- **Material provided**:

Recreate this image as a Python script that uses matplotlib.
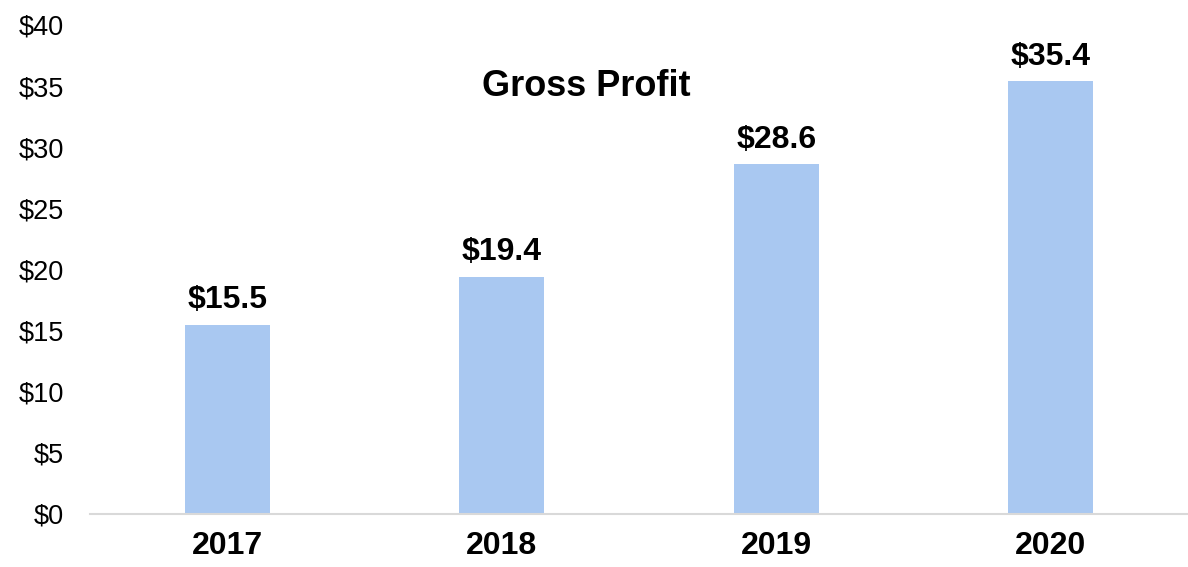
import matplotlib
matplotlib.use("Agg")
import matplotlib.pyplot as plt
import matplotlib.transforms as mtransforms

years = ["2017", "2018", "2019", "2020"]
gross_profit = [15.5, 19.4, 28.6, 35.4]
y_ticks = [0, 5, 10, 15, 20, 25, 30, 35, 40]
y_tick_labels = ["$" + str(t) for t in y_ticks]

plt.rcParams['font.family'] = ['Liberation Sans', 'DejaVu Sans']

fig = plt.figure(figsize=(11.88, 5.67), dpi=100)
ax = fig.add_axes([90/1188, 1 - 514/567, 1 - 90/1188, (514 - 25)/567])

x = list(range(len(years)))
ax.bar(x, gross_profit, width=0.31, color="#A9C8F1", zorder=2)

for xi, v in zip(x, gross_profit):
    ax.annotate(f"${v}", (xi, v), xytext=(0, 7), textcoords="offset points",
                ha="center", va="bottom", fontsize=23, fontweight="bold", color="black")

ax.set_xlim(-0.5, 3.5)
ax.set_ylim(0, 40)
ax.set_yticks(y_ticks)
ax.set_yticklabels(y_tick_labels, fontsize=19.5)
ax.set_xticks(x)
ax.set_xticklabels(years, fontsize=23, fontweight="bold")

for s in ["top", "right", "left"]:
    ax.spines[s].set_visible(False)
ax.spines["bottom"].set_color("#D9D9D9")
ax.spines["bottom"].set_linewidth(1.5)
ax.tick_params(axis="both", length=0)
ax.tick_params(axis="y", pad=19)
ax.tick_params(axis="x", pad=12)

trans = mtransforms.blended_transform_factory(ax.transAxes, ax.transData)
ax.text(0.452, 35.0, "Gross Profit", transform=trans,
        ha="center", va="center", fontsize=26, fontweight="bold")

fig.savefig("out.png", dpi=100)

- **Challenge**: Leave the pictures out and reproduce exactly the lines from the top of the listing above through the line with "import matplotlib.transforms as mtransforms".

- **Task response**:
Recreate this image as a Python script that uses matplotlib.
import matplotlib
matplotlib.use("Agg")
import matplotlib.pyplot as plt
import matplotlib.transforms as mtransforms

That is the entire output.